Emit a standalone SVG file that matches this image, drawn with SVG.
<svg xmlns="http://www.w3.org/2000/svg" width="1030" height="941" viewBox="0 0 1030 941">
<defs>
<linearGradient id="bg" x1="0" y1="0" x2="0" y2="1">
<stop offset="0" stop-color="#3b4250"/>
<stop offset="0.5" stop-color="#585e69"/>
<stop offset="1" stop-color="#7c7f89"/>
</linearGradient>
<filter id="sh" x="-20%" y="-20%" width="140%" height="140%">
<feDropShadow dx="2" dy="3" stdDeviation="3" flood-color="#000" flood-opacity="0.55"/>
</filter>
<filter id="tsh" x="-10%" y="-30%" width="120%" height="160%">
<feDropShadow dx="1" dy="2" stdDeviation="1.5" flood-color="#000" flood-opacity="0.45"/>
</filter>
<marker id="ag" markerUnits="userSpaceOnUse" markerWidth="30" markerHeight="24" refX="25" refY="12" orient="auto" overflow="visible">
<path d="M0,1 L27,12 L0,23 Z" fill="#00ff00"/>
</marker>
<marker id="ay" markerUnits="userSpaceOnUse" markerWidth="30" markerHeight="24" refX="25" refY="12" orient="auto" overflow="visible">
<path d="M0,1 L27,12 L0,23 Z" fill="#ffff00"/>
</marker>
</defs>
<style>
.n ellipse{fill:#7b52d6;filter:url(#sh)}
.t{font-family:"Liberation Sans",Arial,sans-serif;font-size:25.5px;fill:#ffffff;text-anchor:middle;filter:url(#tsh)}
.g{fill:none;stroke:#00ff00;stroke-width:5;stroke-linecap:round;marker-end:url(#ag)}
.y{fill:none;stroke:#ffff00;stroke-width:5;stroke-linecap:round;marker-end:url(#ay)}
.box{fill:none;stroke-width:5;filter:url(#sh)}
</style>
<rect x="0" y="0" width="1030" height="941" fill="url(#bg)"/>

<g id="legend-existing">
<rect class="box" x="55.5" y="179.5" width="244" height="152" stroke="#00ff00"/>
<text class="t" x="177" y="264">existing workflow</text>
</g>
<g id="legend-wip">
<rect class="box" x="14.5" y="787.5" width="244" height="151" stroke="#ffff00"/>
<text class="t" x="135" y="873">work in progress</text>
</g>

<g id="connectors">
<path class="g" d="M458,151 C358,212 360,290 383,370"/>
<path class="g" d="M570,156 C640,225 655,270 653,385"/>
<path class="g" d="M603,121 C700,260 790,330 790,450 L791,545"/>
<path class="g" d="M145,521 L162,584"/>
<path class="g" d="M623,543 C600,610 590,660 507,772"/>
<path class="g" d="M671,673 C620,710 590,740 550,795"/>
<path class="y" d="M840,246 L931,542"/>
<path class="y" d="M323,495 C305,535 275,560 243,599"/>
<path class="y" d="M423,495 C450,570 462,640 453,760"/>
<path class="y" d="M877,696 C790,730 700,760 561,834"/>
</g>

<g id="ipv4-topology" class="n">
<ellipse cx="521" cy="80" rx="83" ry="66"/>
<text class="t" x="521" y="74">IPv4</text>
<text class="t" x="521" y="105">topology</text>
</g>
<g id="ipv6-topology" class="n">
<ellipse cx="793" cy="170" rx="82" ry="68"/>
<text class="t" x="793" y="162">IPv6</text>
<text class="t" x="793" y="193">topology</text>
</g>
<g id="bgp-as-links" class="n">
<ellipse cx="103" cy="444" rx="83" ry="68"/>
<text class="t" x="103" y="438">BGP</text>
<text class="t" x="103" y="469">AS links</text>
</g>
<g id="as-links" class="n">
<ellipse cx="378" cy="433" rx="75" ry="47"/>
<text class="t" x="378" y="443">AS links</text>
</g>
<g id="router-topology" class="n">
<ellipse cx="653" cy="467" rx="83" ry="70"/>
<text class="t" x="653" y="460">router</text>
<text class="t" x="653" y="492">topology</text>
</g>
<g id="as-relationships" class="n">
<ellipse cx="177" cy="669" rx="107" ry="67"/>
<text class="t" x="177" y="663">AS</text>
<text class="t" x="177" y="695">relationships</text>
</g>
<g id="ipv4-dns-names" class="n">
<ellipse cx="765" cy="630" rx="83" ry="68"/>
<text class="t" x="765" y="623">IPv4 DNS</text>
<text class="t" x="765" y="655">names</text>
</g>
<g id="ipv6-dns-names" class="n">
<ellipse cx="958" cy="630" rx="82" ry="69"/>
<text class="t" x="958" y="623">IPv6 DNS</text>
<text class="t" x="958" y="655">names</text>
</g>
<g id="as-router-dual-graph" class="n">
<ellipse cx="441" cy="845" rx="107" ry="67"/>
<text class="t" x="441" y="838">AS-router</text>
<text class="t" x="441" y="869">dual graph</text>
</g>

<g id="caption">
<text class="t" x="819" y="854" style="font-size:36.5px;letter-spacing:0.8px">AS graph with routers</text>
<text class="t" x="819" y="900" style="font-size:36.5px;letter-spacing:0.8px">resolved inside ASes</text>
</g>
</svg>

□ □ □ □ □ □ □

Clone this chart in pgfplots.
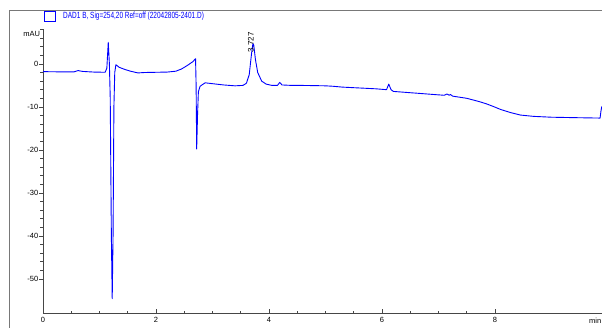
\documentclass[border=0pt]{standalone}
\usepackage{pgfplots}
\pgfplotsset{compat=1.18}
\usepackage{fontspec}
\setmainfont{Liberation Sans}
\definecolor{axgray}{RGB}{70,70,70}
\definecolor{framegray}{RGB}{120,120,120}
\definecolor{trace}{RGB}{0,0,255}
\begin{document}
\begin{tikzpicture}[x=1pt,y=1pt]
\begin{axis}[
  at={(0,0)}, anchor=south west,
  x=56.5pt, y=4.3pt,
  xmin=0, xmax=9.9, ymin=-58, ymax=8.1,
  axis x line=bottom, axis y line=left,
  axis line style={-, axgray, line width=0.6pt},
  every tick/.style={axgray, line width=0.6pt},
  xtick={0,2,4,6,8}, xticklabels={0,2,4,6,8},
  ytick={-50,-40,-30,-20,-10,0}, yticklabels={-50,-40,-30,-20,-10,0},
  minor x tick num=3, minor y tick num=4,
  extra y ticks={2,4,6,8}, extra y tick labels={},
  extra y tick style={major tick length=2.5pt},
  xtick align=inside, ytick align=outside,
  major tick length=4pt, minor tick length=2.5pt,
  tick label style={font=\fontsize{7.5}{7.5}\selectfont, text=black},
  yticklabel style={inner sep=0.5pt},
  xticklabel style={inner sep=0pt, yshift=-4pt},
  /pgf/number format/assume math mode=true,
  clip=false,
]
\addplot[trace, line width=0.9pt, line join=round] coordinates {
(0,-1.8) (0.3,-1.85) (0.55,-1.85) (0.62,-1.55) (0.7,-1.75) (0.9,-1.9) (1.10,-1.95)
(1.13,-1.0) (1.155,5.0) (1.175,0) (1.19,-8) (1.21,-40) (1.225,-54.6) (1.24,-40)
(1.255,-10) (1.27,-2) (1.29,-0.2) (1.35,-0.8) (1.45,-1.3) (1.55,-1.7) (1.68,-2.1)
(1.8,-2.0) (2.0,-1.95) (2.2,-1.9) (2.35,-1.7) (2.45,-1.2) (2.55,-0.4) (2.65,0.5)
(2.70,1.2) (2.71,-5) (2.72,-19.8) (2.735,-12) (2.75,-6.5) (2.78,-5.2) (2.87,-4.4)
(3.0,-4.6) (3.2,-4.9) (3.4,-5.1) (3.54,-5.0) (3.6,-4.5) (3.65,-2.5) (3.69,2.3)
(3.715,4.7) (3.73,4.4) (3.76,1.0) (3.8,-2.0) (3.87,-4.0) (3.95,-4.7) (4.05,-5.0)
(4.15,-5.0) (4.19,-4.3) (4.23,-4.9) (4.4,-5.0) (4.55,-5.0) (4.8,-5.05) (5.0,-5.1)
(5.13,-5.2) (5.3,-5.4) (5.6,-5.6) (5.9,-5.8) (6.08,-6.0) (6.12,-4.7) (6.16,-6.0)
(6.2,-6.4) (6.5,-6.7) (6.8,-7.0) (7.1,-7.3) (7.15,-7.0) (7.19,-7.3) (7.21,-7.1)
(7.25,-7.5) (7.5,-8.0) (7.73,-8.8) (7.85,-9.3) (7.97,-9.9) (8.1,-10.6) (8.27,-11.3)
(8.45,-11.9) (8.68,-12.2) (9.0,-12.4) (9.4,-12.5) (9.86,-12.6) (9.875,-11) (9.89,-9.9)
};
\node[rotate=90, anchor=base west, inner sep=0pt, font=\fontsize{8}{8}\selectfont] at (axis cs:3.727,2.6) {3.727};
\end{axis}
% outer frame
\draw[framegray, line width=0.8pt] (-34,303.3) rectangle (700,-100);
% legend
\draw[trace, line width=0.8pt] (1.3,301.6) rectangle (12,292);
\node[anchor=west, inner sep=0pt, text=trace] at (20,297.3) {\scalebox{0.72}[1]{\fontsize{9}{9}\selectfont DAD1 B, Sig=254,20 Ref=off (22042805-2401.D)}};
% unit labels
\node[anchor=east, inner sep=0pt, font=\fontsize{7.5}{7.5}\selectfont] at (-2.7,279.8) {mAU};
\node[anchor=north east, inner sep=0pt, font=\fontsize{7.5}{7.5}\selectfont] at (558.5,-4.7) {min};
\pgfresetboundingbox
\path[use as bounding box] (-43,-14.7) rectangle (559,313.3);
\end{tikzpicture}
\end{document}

□ □ □ □ □ □ □

#### Instruction:
Lines containing the string "standalone" are to be selected and copied.

#### Response to this task:
Emit a standalone SVG file that matches this image, drawn with SVG.
\documentclass[border=0pt]{standalone}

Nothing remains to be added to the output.